À 12 heures, près de 500 convives s’attablent dans le marché couvert. Monsieur Maginot préside le banquet. On reconnaît à ses côtés le général Malleterre, M. Moisson Préfet, M. le colonel commandant d’armes, M. Buvat maire de Moulins, certains sénateurs et députés du département. Le dessert est le moment privilégié pour écouter attentivement les discours de MM Moisson préfet, Buvat maire, Robert Perrault président des mutilés, Albert Peyronnet sénateur, Marcel Régnier, sénateur, président du conseil général, Gaston Vidal député. M. Maginot s’exprime en dernier et se veut rassurant sur la question des dossiers de pensions qui sont traités aussi vite que possible, soit près de 80 000 par mois. Avec une embauche de personnel supplémentaire, il espère passer à 100 000. Il estime à deux ans et demi, voire trois ans le temps nécessaire pour venir à bout de ce travail.
Pendant que Messieurs Maginot et Malleterre sont reconduits à la gare pour prendre l’express de 15h 50 pour Paris, les gymnastes de La Bourbonnaise et la fanfare d’Yzeure se complètent pour distraire le public. Des exercices aux anneaux, barres parallèles et fixes, saut au tremplin, voltige au cheval, voltige au banc, trapèze à 18, pyramide sont exécutés par les adultes et les pupilles de l’association.
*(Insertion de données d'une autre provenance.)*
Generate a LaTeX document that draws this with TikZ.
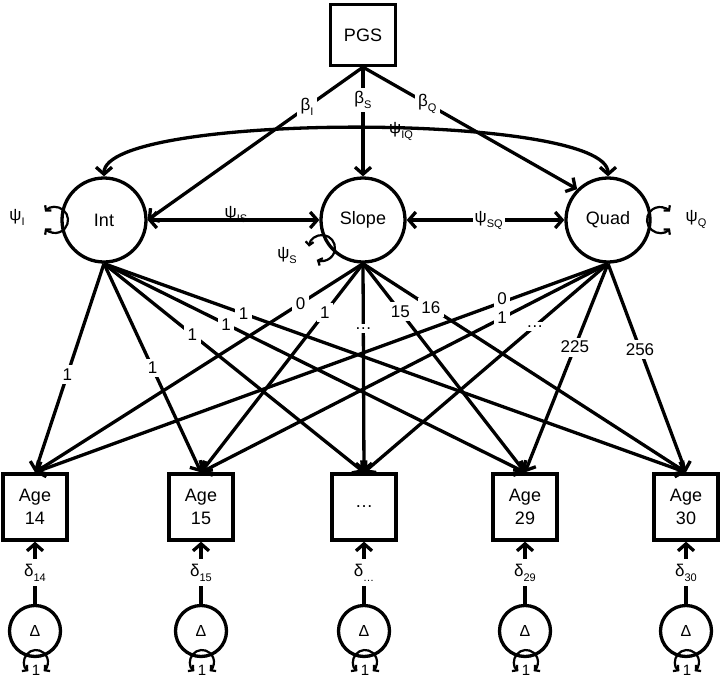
\documentclass[tikz,border=0pt]{standalone}
\usepackage{fontspec}
\setmainfont{Liberation Sans}
\usetikzlibrary{arrows.meta}
\newcommand\sbs[1]{\raisebox{-5pt}{\fontsize{11}{11}\selectfont #1}}
\begin{document}
\begin{tikzpicture}[x=1pt,y=-1pt,
  line width=3.3pt,
  lat/.style={circle,draw,line width=3.3pt,minimum size=84pt,inner sep=0pt,font=\fontsize{18}{20}\selectfont},
  obs/.style={rectangle,draw,line width=3.3pt,minimum width=64pt,minimum height=66pt,inner sep=0pt,align=center,font=\fontsize{18}{23}\selectfont},
  err/.style={circle,draw,line width=3.3pt,minimum size=51pt,inner sep=0pt,font=\fontsize{16}{16}\selectfont},
  arr/.style={line width=3.3pt,-{Straight Barb[length=7pt,width=16pt]}},
  dbl/.style={line width=3.3pt,{Straight Barb[length=7pt,width=16pt]}-{Straight Barb[length=7pt,width=16pt]}},
  lp/.style={line width=2.2pt,{Straight Barb[length=3.5pt,width=8pt]}-{Straight Barb[length=3.5pt,width=8pt]}},
  lab/.style={fill=white,inner sep=3.5pt,font=\fontsize{17}{17}\selectfont},
  plab/.style={inner sep=1pt,font=\fontsize{17}{17}\selectfont},
  onelab/.style={inner sep=0pt,font=\fontsize{15}{15}\selectfont},
]
\useasboundingbox (0,0) rectangle (720,680);

% nodes
\node[obs,minimum width=65pt,minimum height=61pt] (PGS) at (363,35) {PGS};
\node[lat] (I) at (104,220) {Int};
\node[lat] (S) at (363,220) {Slope};
\node[lat] (Q) at (608,220) {Quad};

\node[obs] (A14) at (35,507) {Age\\14};
\node[obs] (A15) at (201,507) {Age\\15};
\node[obs] (AD) at (364,507) {…};
\node[obs] (A29) at (525,507) {Age\\29};
\node[obs] (A30) at (686,507) {Age\\30};

\node[err] (D14) at (35,631) {Δ};
\node[err] (D15) at (201,631) {Δ};
\node[err] (DD) at (364,631) {Δ};
\node[err] (D29) at (525,631) {Δ};
\node[err] (D30) at (686,631) {Δ};

% regressions on PGS
\draw[arr] (PGS.south) -- node[lab,pos=.26]{β\sbs{I}} (I.east);
\draw[arr] (PGS.south) -- node[lab,pos=.3]{β\sbs{S}} (S.north);
\draw[arr] (PGS.south) -- node[lab,pos=.3]{β\sbs{Q}} (Q.135);

% covariances
\draw[dbl] (I.north) .. controls (104,112) and (608,112) .. (Q.north);
\node[plab] (psiIQ) at (401,131) {ψ\sbs{IQ}};
\draw[dbl] (I.east) -- (S.west);
\node[plab] (psiIS) at (236,214) {ψ\sbs{IS}};
\draw[dbl] (S.east) -- node[lab,inner sep=2pt,pos=.52]{ψ\sbs{SQ}} (Q.west);

% variances
\draw[lp] (55,220) ++(220:13) arc[start angle=220, end angle=500, radius=13];
\node[plab] (psiI) at (17,217) {ψ\sbs{I}};
\draw[lp] (322,248) ++(186:13) arc[start angle=186, end angle=474, radius=13];
\node[plab] (psiS) at (287,255) {ψ\sbs{S}};
\draw[lp] (660,220) ++(40:13) arc[start angle=40, end angle=320, radius=13];
\node[plab] (psiQ) at (696,219) {ψ\sbs{Q}};

% loadings Int
\draw[arr] (I.south) -- node[lab,pos=.53]{1} (A14.north);
\draw[arr] (I.south) -- node[lab,pos=.5]{1} (A15.north);
\draw[arr] (I.south) -- node[lab,pos=.34]{1} (AD.north);
\draw[arr] (I.south) -- node[lab,pos=.29]{1} (A29.north);
\draw[arr] (I.south) -- node[lab,pos=.24]{1} (A30.north);
% loadings Slope
\draw[arr] (S.south) -- node[lab,pos=.19]{0} (A14.north);
\draw[arr] (S.south) -- node[lab,pos=.235]{1} (A15.north);
\draw[arr] (S.south) -- node[lab,pos=.31]{…} (AD.north);
\draw[arr] (S.south) -- node[lab,pos=.23]{15} (A29.north);
\draw[arr] (S.south) -- node[lab,pos=.21]{16} (A30.north);
% loadings Quad
\draw[arr] (Q.south) -- node[lab,pos=.185,yshift=4pt]{0} (A14.north);
\draw[arr] (Q.south) -- node[lab,pos=.26]{1} (A15.north);
\draw[arr] (Q.south) -- node[lab,pos=.3]{…} (AD.north);
\draw[arr] (Q.south) -- node[lab,pos=.4]{225} (A29.north);
\draw[arr] (Q.south) -- node[lab,pos=.41]{256} (A30.north);

% residuals
\draw[arr] (D14.north) -- node[lab,inner sep=5pt]{δ\sbs{14}} (A14.south);
\draw[arr] (D15.north) -- node[lab,inner sep=5pt]{δ\sbs{15}} (A15.south);
\draw[arr] (DD.north) -- node[lab,inner sep=5pt]{δ\sbs{…}} (AD.south);
\draw[arr] (D29.north) -- node[lab,inner sep=5pt]{δ\sbs{29}} (A29.south);
\draw[arr] (D30.north) -- node[lab,inner sep=5pt]{δ\sbs{30}} (A30.south);

% unit variances of Delta
\foreach \n/\x in {D14/35,D15/201,DD/364,D29/525,D30/686}{
  \draw[lp] (\x+1,662) ++(130:12) arc[start angle=130, end angle=410, radius=12];
  \node[onelab] at (\x+1,670) {1};
}
\end{tikzpicture}
\end{document}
À 21 heures, le marché couvert accueille un bal et un buffet dont l’entrée est fixée à 3 francs pour les hommes et 1 franc pour les femmes. La fanfare d’Yzeure, la fanfare de Saint-Gilles dirigée par M. Brunel et les trompettes du 36e d’artillerie sont à nouveau mobilisées pour une conclusion en beauté de cette grande fête.